Recorded information:
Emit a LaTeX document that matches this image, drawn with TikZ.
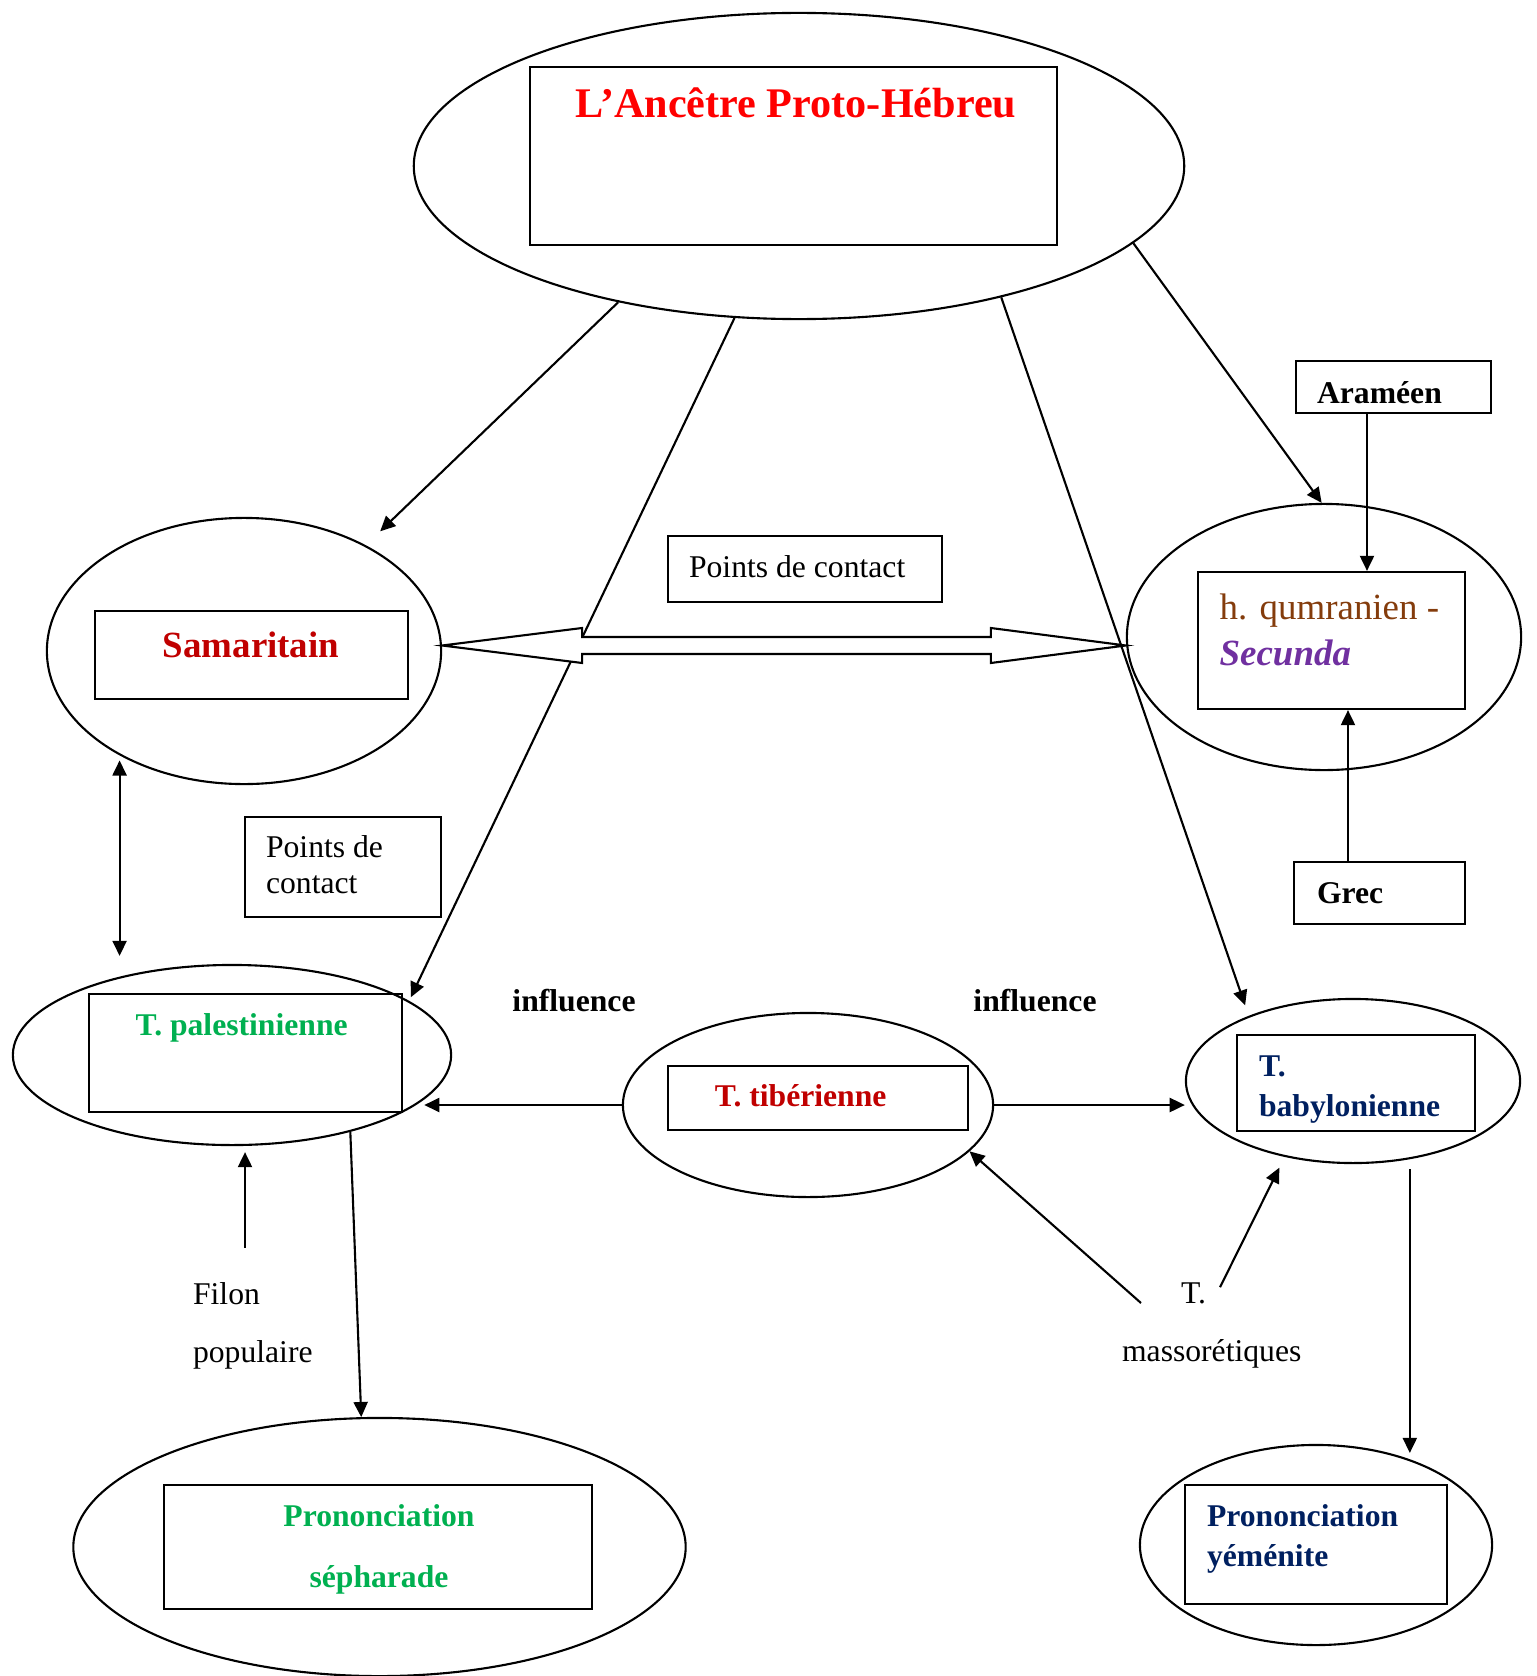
\documentclass[tikz,border=0pt]{standalone}
\usepackage{fontspec}
\setmainfont{Liberation Serif}
\usetikzlibrary{shapes.geometric}
\usetikzlibrary{arrows.meta}
\usetikzlibrary{calc}
\definecolor{hebred}{RGB}{255,0,0}
\definecolor{samred}{RGB}{192,0,0}
\definecolor{palgreen}{RGB}{0,176,80}
\definecolor{babnavy}{RGB}{0,32,96}
\definecolor{qumbrown}{RGB}{132,60,12}
\definecolor{secpurple}{RGB}{112,48,160}

\begin{document}
\begin{tikzpicture}
    [
    x=0.01cm, y=-0.01cm,
    line width=0.6pt,
    oval/.style={ellipse, draw, inner sep=0pt},
    frame/.style={rectangle, draw, inner sep=0pt},
    txt/.style={inner sep=0pt, font=\fontsize{9}{10.8}\selectfont},
    bold txt/.style={inner sep=0pt, font=\fontsize{9}{10.8}\selectfont\bfseries},
    big txt/.style={inner sep=0pt, font=\fontsize{10.5}{13.1}\selectfont},
    arr/.style={-{Triangle[length=4.3pt, width=4pt]}},
    dbl/.style={{Triangle[length=4.3pt, width=4pt]}-{Triangle[length=4.3pt, width=4pt]}},
    ]

    \useasboundingbox (0,0) rectangle (1536,1676);

    \node[oval, minimum width=7.7cm, minimum height=3.06cm] (ell_top) at (799,166) {};
    \node[oval, minimum width=3.94cm, minimum height=2.66cm] (ell_sam) at (244,651) {};
    \node[oval, minimum width=3.94cm, minimum height=2.66cm] (ell_qum) at (1324,637) {};
    \node[oval, minimum width=4.38cm, minimum height=1.8cm] (ell_pal) at (232,1055) {};
    \node[oval, minimum width=3.7cm, minimum height=1.84cm] (ell_tib) at (808,1105) {};
    \node[oval, minimum width=3.34cm, minimum height=1.64cm] (ell_bab) at (1353,1081) {};
    \node[oval, minimum width=6.12cm, minimum height=2.58cm] (ell_sef) at (379.5,1547) {};
    \node[oval, minimum width=3.52cm, minimum height=2cm] (ell_yem) at (1316,1545) {};

    \node[frame, minimum width=5.27cm, minimum height=1.78cm] (box_title) at (793.5,156) {};
    \node[frame, minimum width=3.13cm, minimum height=0.88cm] (box_sam) at (251.5,655) {};
    \node[frame, minimum width=2.67cm, minimum height=1.37cm] (box_qum) at (1331.5,640.5) {};
    \node[frame, minimum width=1.95cm, minimum height=0.52cm] (box_aram) at (1393.5,387) {};
    \node[frame, minimum width=1.71cm, minimum height=0.62cm] (box_grec) at (1379.5,893) {};
    \node[frame, minimum width=2.74cm, minimum height=0.66cm] (box_pdc_top) at (805,569) {};
    \node[frame, minimum width=1.96cm, minimum height=1cm] (box_pdc_left) at (343,867) {};
    \node[frame, minimum width=3.13cm, minimum height=1.18cm] (box_pal) at (245.5,1053) {};
    \node[frame, minimum width=3cm, minimum height=0.64cm] (box_tib) at (818,1098) {};
    \node[frame, minimum width=2.38cm, minimum height=0.96cm] (box_bab) at (1356,1083) {};
    \node[frame, minimum width=4.28cm, minimum height=1.24cm] (box_sef) at (378,1547) {};
    \node[frame, minimum width=2.62cm, minimum height=1.19cm] (box_yem) at (1316,1544.5) {};

    \node[inner sep=0pt, anchor=base, font=\fontsize{12}{14}\selectfont\bfseries, text=hebred] (txt_title) at (796,117.6) {L’Ancêtre Proto-Hébreu};
    \node[big txt, anchor=base, font=\fontsize{10.5}{13.1}\selectfont\bfseries, text=samred] (txt_sam) at (251,657) {Samaritain};
    \node[big txt, anchor=north west, align=left, text=qumbrown] (txt_qum) at (1218.6,593) {h. qumranien -\\\textcolor{secpurple}{\textbf{\textit{Secunda}}}};
    \node[txt, anchor=base west] (txt_pdc_top) at (688,577) {Points de contact};
    \node[txt, anchor=north west, align=left, font=\fontsize{9}{10.4}\selectfont] (txt_pdc_left) at (265,834) {Points de\\contact};
    \node[bold txt, anchor=base west] (txt_aram) at (1316,403) {Araméen};
    \node[bold txt, anchor=base west] (txt_grec) at (1316,903) {Grec};
    \node[bold txt, anchor=base, text=palgreen] (txt_pal) at (241.6,1035) {T. palestinienne};
    \node[bold txt, anchor=base] (txt_infl_left) at (574,1011) {influence};
    \node[bold txt, anchor=base] (txt_infl_right) at (1035,1011) {influence};
    \node[bold txt, anchor=base, text=samred] (txt_tib) at (800.6,1106) {T. tibérienne};
    \node[bold txt, anchor=north west, align=left, font=\fontsize{9}{11.4}\selectfont\bfseries, text=babnavy] (txt_bab) at (1258,1055) {T.\\babylonienne};
    \node[txt, anchor=north west, align=left, font=\fontsize{9}{16.5}\selectfont] (txt_filon) at (192,1281) {Filon\\populaire};
    \node[txt, anchor=base west] (txt_t) at (1180,1303) {T.};
    \node[txt, anchor=base west] (txt_masso) at (1121,1361) {massorétiques};
    \node[bold txt, anchor=north, align=center, font=\fontsize{9}{17.4}\selectfont\bfseries, text=palgreen] (txt_sef) at (379,1503) {Prononciation\\sépharade};
    \node[bold txt, anchor=north west, align=left, font=\fontsize{9}{11.4}\selectfont\bfseries, text=babnavy] (txt_yem) at (1206,1503) {Prononciation\\yéménite};

    \draw[arr, shorten >=0.2cm] (ell_top.217) -- (ell_sam.41);
    \draw[arr, shorten >=0.04cm] (ell_top.247) -- (ell_pal.17);
    \draw[arr, shorten >=0.11cm] (ell_top.327) -- (ell_bab.148);
    \draw[arr] (ell_top.347) -- (ell_qum.91);

    \coordinate (dbl_left) at ([yshift=0.055cm]ell_sam.east);
    \coordinate (dbl_right) at (dbl_left -| ell_qum.west);
    \draw[fill=white] (dbl_left) -- ++(140,-17.5) -- ++(0,9)
        -- ($(dbl_right)+(-135,-8.5)$) -- ++(0,-9)
        -- (dbl_right) -- ++(-135,17.5) -- ++(0,-9)
        -- ($(dbl_left)+(140,8.5)$) -- ++(0,9) -- cycle;

    \draw[arr] ([xshift=-0.265cm]box_aram.south) -- ([xshift=-0.265cm]box_aram.south |- box_qum.north);
    \draw[arr] ([xshift=-0.315cm]box_grec.north) -- ([xshift=-0.315cm]box_grec.north |- box_qum.south);

    \draw[dbl, shorten <=0.05cm, shorten >=0.08cm] (ell_sam.220) -- (ell_sam.220 |- ell_pal.north);
    \draw[arr, shorten <=0.33cm, shorten >=0.06cm] ([xshift=0.13cm]ell_pal.south |- txt_filon.north) -- ([xshift=0.13cm]ell_pal.south);
    \draw[arr] (ell_pal.327) -- (ell_sef.98);

    \draw[arr] (ell_tib.west) -- (ell_tib.west -| ell_pal.-13);
    \draw[arr] (ell_tib.east) -- (ell_tib.east -| ell_bab.west);

    \draw[arr] ([xshift=-0.39cm]txt_t.base west) -- (ell_tib.-16);
    \draw[arr, shorten >=0.12cm] ([xshift=0.13cm, yshift=-0.06cm]txt_t.north east) -- (ell_bab.228);
    \draw[arr, shorten <=0.1cm, shorten >=0.05cm] (ell_bab.-54) -- (ell_bab.-54 |- ell_yem.44);
\end{tikzpicture}
\end{document}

Task instructions: Leave the images out, please, and restate each line word for word.

Problem solution:
Emit a LaTeX document that matches this image, drawn with TikZ.
\documentclass[tikz,border=0pt]{standalone}
\usepackage{fontspec}
\setmainfont{Liberation Serif}
\usetikzlibrary{shapes.geometric}
\usetikzlibrary{arrows.meta}
\usetikzlibrary{calc}
\definecolor{hebred}{RGB}{255,0,0}
\definecolor{samred}{RGB}{192,0,0}
\definecolor{palgreen}{RGB}{0,176,80}
\definecolor{babnavy}{RGB}{0,32,96}
\definecolor{qumbrown}{RGB}{132,60,12}
\definecolor{secpurple}{RGB}{112,48,160}

\begin{document}
\begin{tikzpicture}
    [
    x=0.01cm, y=-0.01cm,
    line width=0.6pt,
    oval/.style={ellipse, draw, inner sep=0pt},
    frame/.style={rectangle, draw, inner sep=0pt},
    txt/.style={inner sep=0pt, font=\fontsize{9}{10.8}\selectfont},
    bold txt/.style={inner sep=0pt, font=\fontsize{9}{10.8}\selectfont\bfseries},
    big txt/.style={inner sep=0pt, font=\fontsize{10.5}{13.1}\selectfont},
    arr/.style={-{Triangle[length=4.3pt, width=4pt]}},
    dbl/.style={{Triangle[length=4.3pt, width=4pt]}-{Triangle[length=4.3pt, width=4pt]}},
    ]

    \useasboundingbox (0,0) rectangle (1536,1676);

    \node[oval, minimum width=7.7cm, minimum height=3.06cm] (ell_top) at (799,166) {};
    \node[oval, minimum width=3.94cm, minimum height=2.66cm] (ell_sam) at (244,651) {};
    \node[oval, minimum width=3.94cm, minimum height=2.66cm] (ell_qum) at (1324,637) {};
    \node[oval, minimum width=4.38cm, minimum height=1.8cm] (ell_pal) at (232,1055) {};
    \node[oval, minimum width=3.7cm, minimum height=1.84cm] (ell_tib) at (808,1105) {};
    \node[oval, minimum width=3.34cm, minimum height=1.64cm] (ell_bab) at (1353,1081) {};
    \node[oval, minimum width=6.12cm, minimum height=2.58cm] (ell_sef) at (379.5,1547) {};
    \node[oval, minimum width=3.52cm, minimum height=2cm] (ell_yem) at (1316,1545) {};

    \node[frame, minimum width=5.27cm, minimum height=1.78cm] (box_title) at (793.5,156) {};
    \node[frame, minimum width=3.13cm, minimum height=0.88cm] (box_sam) at (251.5,655) {};
    \node[frame, minimum width=2.67cm, minimum height=1.37cm] (box_qum) at (1331.5,640.5) {};
    \node[frame, minimum width=1.95cm, minimum height=0.52cm] (box_aram) at (1393.5,387) {};
    \node[frame, minimum width=1.71cm, minimum height=0.62cm] (box_grec) at (1379.5,893) {};
    \node[frame, minimum width=2.74cm, minimum height=0.66cm] (box_pdc_top) at (805,569) {};
    \node[frame, minimum width=1.96cm, minimum height=1cm] (box_pdc_left) at (343,867) {};
    \node[frame, minimum width=3.13cm, minimum height=1.18cm] (box_pal) at (245.5,1053) {};
    \node[frame, minimum width=3cm, minimum height=0.64cm] (box_tib) at (818,1098) {};
    \node[frame, minimum width=2.38cm, minimum height=0.96cm] (box_bab) at (1356,1083) {};
    \node[frame, minimum width=4.28cm, minimum height=1.24cm] (box_sef) at (378,1547) {};
    \node[frame, minimum width=2.62cm, minimum height=1.19cm] (box_yem) at (1316,1544.5) {};

    \node[inner sep=0pt, anchor=base, font=\fontsize{12}{14}\selectfont\bfseries, text=hebred] (txt_title) at (796,117.6) {L’Ancêtre Proto-Hébreu};
    \node[big txt, anchor=base, font=\fontsize{10.5}{13.1}\selectfont\bfseries, text=samred] (txt_sam) at (251,657) {Samaritain};
    \node[big txt, anchor=north west, align=left, text=qumbrown] (txt_qum) at (1218.6,593) {h. qumranien -\\\textcolor{secpurple}{\textbf{\textit{Secunda}}}};
    \node[txt, anchor=base west] (txt_pdc_top) at (688,577) {Points de contact};
    \node[txt, anchor=north west, align=left, font=\fontsize{9}{10.4}\selectfont] (txt_pdc_left) at (265,834) {Points de\\contact};
    \node[bold txt, anchor=base west] (txt_aram) at (1316,403) {Araméen};
    \node[bold txt, anchor=base west] (txt_grec) at (1316,903) {Grec};
    \node[bold txt, anchor=base, text=palgreen] (txt_pal) at (241.6,1035) {T. palestinienne};
    \node[bold txt, anchor=base] (txt_infl_left) at (574,1011) {influence};
    \node[bold txt, anchor=base] (txt_infl_right) at (1035,1011) {influence};
    \node[bold txt, anchor=base, text=samred] (txt_tib) at (800.6,1106) {T. tibérienne};
    \node[bold txt, anchor=north west, align=left, font=\fontsize{9}{11.4}\selectfont\bfseries, text=babnavy] (txt_bab) at (1258,1055) {T.\\babylonienne};
    \node[txt, anchor=north west, align=left, font=\fontsize{9}{16.5}\selectfont] (txt_filon) at (192,1281) {Filon\\populaire};
    \node[txt, anchor=base west] (txt_t) at (1180,1303) {T.};
    \node[txt, anchor=base west] (txt_masso) at (1121,1361) {massorétiques};
    \node[bold txt, anchor=north, align=center, font=\fontsize{9}{17.4}\selectfont\bfseries, text=palgreen] (txt_sef) at (379,1503) {Prononciation\\sépharade};
    \node[bold txt, anchor=north west, align=left, font=\fontsize{9}{11.4}\selectfont\bfseries, text=babnavy] (txt_yem) at (1206,1503) {Prononciation\\yéménite};

    \draw[arr, shorten >=0.2cm] (ell_top.217) -- (ell_sam.41);
    \draw[arr, shorten >=0.04cm] (ell_top.247) -- (ell_pal.17);
    \draw[arr, shorten >=0.11cm] (ell_top.327) -- (ell_bab.148);
    \draw[arr] (ell_top.347) -- (ell_qum.91);

    \coordinate (dbl_left) at ([yshift=0.055cm]ell_sam.east);
    \coordinate (dbl_right) at (dbl_left -| ell_qum.west);
    \draw[fill=white] (dbl_left) -- ++(140,-17.5) -- ++(0,9)
        -- ($(dbl_right)+(-135,-8.5)$) -- ++(0,-9)
        -- (dbl_right) -- ++(-135,17.5) -- ++(0,-9)
        -- ($(dbl_left)+(140,8.5)$) -- ++(0,9) -- cycle;

    \draw[arr] ([xshift=-0.265cm]box_aram.south) -- ([xshift=-0.265cm]box_aram.south |- box_qum.north);
    \draw[arr] ([xshift=-0.315cm]box_grec.north) -- ([xshift=-0.315cm]box_grec.north |- box_qum.south);

    \draw[dbl, shorten <=0.05cm, shorten >=0.08cm] (ell_sam.220) -- (ell_sam.220 |- ell_pal.north);
    \draw[arr, shorten <=0.33cm, shorten >=0.06cm] ([xshift=0.13cm]ell_pal.south |- txt_filon.north) -- ([xshift=0.13cm]ell_pal.south);
    \draw[arr] (ell_pal.327) -- (ell_sef.98);

    \draw[arr] (ell_tib.west) -- (ell_tib.west -| ell_pal.-13);
    \draw[arr] (ell_tib.east) -- (ell_tib.east -| ell_bab.west);

    \draw[arr] ([xshift=-0.39cm]txt_t.base west) -- (ell_tib.-16);
    \draw[arr, shorten >=0.12cm] ([xshift=0.13cm, yshift=-0.06cm]txt_t.north east) -- (ell_bab.228);
    \draw[arr, shorten <=0.1cm, shorten >=0.05cm] (ell_bab.-54) -- (ell_bab.-54 |- ell_yem.44);
\end{tikzpicture}
\end{document}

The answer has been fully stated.